Una Roma mutilada.
Al alba del 29 de mayo de 1453 se produjo el asalto final, desapareciendo el Estado Romano fundado hacía veintidós siglos.
Consideré lo doloroso que era, que este gran príncipe cristiano se viese obligado por los sarracenos a buscar ayuda contra ellos de un extremo de Oriente a las islas más occidentales… ¡Dios mío!, ¿qué va a ser ahora de tí, antigua gloria de Roma?.
Sobrecogido, Adán de Usk escribió esta crónica ante la inminente llegada al Castillo de Eltham de Manuel II Paleólogo, llamado emperador de los griegos en Occidente, aunque algunos aseguraban que era el verdadero emperador de los romanos. El ilustre huésped había recorrido un largo camino desde Constantinopla, atravesando toda Italia y Francia, donde habían quedado impresionados con su erudición e ingenio.
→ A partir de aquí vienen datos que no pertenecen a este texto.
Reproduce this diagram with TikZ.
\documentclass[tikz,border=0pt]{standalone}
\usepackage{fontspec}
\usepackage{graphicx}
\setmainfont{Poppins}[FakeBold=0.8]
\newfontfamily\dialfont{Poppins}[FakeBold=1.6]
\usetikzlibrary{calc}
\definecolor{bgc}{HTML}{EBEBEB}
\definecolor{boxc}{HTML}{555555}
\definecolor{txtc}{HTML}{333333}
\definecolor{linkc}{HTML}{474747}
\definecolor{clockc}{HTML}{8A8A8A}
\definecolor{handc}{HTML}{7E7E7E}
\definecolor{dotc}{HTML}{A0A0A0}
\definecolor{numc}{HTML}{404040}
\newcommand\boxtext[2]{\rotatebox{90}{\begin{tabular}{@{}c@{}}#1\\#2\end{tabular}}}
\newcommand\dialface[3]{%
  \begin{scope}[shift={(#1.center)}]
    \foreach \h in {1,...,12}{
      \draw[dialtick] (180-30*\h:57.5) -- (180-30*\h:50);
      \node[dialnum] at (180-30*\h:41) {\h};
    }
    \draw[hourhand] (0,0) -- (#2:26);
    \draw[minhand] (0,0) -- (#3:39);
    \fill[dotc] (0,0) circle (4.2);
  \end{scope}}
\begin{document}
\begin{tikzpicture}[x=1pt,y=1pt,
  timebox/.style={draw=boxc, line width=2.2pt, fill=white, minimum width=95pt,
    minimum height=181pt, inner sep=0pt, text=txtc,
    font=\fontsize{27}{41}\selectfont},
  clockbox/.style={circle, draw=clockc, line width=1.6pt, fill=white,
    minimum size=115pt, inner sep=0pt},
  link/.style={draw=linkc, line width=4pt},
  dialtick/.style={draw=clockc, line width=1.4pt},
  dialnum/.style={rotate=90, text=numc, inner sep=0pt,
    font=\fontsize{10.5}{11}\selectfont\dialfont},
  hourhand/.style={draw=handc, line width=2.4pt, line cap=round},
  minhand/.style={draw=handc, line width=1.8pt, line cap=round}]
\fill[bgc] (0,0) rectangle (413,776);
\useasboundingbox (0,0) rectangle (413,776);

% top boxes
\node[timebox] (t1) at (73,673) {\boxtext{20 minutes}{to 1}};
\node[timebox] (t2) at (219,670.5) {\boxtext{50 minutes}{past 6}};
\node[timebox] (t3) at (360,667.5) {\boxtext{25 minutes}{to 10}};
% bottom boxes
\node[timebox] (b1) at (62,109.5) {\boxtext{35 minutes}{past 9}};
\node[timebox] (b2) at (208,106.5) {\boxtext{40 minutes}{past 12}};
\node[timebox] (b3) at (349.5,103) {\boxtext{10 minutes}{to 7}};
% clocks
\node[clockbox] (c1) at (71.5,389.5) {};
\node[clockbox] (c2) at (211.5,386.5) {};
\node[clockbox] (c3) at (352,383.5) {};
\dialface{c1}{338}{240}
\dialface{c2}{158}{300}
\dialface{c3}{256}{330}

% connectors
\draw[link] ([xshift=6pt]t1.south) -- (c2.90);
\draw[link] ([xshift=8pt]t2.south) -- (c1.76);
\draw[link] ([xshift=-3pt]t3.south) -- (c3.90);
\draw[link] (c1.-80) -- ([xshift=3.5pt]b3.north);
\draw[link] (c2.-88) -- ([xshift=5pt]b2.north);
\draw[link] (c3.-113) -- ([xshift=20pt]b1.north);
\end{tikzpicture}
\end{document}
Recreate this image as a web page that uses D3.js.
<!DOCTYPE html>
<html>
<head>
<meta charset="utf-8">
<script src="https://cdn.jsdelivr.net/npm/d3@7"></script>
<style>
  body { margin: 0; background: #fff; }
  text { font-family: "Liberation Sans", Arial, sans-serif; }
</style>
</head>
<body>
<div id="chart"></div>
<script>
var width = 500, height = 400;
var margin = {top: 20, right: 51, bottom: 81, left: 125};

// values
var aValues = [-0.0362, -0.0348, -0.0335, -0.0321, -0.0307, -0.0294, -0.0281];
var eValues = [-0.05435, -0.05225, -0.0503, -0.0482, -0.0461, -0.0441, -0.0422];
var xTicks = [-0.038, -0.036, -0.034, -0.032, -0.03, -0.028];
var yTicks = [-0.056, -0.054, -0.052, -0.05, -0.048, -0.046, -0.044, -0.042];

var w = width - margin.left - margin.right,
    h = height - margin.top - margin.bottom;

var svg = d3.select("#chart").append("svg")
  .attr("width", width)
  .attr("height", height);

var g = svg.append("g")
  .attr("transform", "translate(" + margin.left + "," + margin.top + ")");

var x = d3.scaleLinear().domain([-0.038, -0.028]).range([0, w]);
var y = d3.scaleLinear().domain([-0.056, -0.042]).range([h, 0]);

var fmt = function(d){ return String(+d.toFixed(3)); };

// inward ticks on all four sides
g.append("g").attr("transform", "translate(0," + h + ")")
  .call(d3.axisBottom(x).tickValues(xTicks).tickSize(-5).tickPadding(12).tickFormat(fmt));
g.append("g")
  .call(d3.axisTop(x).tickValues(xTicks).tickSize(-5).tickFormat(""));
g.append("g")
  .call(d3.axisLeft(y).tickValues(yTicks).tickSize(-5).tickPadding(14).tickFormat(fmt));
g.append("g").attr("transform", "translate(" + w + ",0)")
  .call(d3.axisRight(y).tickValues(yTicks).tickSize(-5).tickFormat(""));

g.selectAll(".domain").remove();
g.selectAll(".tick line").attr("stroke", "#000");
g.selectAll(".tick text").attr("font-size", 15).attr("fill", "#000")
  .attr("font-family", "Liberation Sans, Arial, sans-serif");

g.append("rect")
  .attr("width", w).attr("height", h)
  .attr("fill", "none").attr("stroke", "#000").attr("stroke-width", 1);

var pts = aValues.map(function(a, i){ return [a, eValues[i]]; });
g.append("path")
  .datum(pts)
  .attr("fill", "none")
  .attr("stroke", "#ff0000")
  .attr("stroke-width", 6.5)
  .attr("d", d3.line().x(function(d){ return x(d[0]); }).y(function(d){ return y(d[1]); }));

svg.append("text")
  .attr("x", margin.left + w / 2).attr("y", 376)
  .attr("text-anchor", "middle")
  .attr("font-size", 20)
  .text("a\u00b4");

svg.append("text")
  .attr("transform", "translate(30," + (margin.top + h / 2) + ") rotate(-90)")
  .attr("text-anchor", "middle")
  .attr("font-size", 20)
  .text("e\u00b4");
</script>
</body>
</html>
De alta alcurnia y agraciado con el don intangible de la dignitas, de él se esperaba marcialidad, aunque el rey Enrique IV de Inglaterra se sintió conmovido ante el inmaculado emperador. Era el día de Navidad de 1400, el mejor de los días para celebrar el nacimiento del Salvador. El peor para suplicar desesperadamente ayuda al resto de la cristiandad. Sabía que les quedaba poco tiempo ante los infieles que sitiaban su imperio.
El domingo de Pascua de 1453, los 30.000 habitantes de la segunda Roma, Constantinopla, despertaron estremecidos por el estruendo de un gran ejército en marcha que se acercaba al Bósforo. Hacía sólo siglo y medio que los turcos otomanos liderados por el bey Osmán habían avanzado con sus familias y sus ovejas desde los polvorientos beylik de las laderas de Anatolia. Dotados de la misma buena estrella que parecía derivar de un ciego designio de la naturaleza, el 3 de abril de 1453, 150.000 guerreros reunidos por Mehmed, un joven y codicioso sultán de ojos inteligentes y nariz ganchuda, puso sitio a la manzana roja. Toda la Cristiandad había hecho oídos sordos a las llamadas de auxilio, eran tiempos crueles y el asedio fue terrible. Primero, bachibozucos casi desnudos fueron lanzados para minar la moral y las fuerzas de los asediados. Después, oleadas de furiosos y despiadados jenízaros cargaron una y otra vez contra las otrora inexpugnables murallas, que se estremecían, debilitaban y derrumbaban a cada impacto de gigantescos cañones búlgaros jamás antes vistos. Finalmente, al alba del 29 de mayo de 1453 se produjo el asalto final. Ese día desapareció el Estado Romano fundado hacía veintidós siglos.
Salvaguardando una civilización amenazada por una periferia bárbara y convencidos de que Constantinopla era el centro de la ecúmene, los emperadores bizantinos habían dejado el comercio en manos occidentales, eliminado la flota, abandonado cualquier intento de reclutamiento sistemático, incapaces de proteger a la población amenazada por oriente y occidente. La exagerada centralidad de Constantinopla y el peso opresivo que ejercía sobre su territorio provocó el fin. Constantinopla devoró a Bizancio como Saturno a su hijo.
Bizancio no es más que una Roma mutilada, la inexplicable prolongación de su agonía, dijo Gibbons, el mismo que ingenuo, atribuyó la victoria de los otomanos al afeminamiento de los griegos. Un imperio que se miraba en un mundo caduco, el intento nunca abandonado de una restauración de la gloria de Roma, que no por imposible, era menos anhelada. A pesar de todo, hubo quienes desplegaron una incansable actividad para defender al imperio contra los peligros que acechaban a Bizancio. Como Manuel II, que recorrió Europa hasta Inglaterra. O como Constantino XI Paleólogo, el último Constantino que murió defendiendo la Puerta de San Romano después de que once siglos antes otro Constantino le diera su nombre a esta decadente y orgullosa ciudad.